### EXERCISE DETAILS:
Repeat exactly what appears from the opening line of the listing to the line with "null, '#43682b', '#163857'];", inclusive.

### DATA EXTRACT:
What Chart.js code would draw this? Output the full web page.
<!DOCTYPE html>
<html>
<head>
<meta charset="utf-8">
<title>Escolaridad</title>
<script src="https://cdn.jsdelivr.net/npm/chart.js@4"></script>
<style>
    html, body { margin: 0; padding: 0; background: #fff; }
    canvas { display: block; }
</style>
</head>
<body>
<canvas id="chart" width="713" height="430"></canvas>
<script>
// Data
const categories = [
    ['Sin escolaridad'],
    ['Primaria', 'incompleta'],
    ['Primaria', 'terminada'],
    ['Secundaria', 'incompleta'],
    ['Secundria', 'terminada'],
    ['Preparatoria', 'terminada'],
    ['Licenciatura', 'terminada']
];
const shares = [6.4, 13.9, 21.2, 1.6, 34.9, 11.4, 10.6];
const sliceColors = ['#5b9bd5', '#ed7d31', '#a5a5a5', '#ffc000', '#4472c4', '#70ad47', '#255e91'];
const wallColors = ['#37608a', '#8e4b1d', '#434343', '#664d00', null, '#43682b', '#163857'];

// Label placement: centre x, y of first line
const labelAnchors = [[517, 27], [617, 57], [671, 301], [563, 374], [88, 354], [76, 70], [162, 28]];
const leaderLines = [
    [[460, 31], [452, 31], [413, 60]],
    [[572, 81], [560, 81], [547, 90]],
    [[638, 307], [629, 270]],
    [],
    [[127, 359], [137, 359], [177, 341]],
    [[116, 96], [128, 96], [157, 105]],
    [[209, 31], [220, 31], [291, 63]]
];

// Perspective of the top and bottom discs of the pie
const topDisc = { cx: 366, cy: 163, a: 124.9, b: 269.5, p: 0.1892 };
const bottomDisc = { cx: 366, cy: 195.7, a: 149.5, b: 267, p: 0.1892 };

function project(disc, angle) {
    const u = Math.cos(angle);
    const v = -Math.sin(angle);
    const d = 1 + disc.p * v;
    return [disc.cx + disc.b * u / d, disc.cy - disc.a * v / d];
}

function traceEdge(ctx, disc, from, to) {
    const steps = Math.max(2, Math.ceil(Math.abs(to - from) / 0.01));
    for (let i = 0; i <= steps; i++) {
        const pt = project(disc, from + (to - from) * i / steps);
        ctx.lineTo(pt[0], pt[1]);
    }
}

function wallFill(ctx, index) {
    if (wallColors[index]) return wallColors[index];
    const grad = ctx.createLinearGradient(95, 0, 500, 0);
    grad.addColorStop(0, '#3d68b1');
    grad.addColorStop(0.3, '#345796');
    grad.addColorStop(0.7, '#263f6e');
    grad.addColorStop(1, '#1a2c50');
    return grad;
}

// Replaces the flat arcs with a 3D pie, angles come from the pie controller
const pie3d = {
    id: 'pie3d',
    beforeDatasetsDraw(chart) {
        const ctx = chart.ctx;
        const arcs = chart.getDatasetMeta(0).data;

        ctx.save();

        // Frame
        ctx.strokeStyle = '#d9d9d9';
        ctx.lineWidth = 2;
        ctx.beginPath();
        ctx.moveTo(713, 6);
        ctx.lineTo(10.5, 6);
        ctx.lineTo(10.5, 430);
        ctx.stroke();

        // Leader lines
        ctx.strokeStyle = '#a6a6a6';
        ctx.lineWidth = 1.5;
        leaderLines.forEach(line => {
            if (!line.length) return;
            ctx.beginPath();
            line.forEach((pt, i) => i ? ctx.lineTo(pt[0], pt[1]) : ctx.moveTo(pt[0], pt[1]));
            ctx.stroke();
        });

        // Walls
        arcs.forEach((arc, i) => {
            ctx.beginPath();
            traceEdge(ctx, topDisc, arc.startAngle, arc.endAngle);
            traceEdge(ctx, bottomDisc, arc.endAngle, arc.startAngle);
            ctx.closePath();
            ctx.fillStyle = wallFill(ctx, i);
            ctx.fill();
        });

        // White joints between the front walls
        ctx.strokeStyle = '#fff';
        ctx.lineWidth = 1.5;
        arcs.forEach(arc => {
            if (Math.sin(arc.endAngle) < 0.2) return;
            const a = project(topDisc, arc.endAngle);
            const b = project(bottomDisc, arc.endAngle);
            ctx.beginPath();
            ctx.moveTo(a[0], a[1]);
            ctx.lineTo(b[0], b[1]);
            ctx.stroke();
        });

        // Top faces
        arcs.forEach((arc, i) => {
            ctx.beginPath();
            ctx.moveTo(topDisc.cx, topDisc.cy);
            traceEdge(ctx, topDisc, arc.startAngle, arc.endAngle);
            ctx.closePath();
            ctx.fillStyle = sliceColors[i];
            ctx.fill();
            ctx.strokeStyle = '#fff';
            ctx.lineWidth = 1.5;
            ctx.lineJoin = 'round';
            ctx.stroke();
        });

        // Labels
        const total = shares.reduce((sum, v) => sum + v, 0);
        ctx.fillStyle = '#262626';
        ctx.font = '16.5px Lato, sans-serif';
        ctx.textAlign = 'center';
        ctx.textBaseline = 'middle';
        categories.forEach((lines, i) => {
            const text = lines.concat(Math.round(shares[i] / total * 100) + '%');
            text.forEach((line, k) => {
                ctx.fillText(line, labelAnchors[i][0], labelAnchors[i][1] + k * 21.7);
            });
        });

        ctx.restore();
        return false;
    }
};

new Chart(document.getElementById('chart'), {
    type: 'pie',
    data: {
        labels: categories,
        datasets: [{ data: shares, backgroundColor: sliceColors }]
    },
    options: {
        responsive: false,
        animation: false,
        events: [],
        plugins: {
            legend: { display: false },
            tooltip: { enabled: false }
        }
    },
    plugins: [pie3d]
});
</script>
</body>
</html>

### TASK RESULT:
What Chart.js code would draw this? Output the full web page.
<!DOCTYPE html>
<html>
<head>
<meta charset="utf-8">
<title>Escolaridad</title>
<script src="https://cdn.jsdelivr.net/npm/chart.js@4"></script>
<style>
    html, body { margin: 0; padding: 0; background: #fff; }
    canvas { display: block; }
</style>
</head>
<body>
<canvas id="chart" width="713" height="430"></canvas>
<script>
// Data
const categories = [
    ['Sin escolaridad'],
    ['Primaria', 'incompleta'],
    ['Primaria', 'terminada'],
    ['Secundaria', 'incompleta'],
    ['Secundria', 'terminada'],
    ['Preparatoria', 'terminada'],
    ['Licenciatura', 'terminada']
];
const shares = [6.4, 13.9, 21.2, 1.6, 34.9, 11.4, 10.6];
const sliceColors = ['#5b9bd5', '#ed7d31', '#a5a5a5', '#ffc000', '#4472c4', '#70ad47', '#255e91'];
const wallColors = ['#37608a', '#8e4b1d', '#434343', '#664d00', null, '#43682b', '#163857'];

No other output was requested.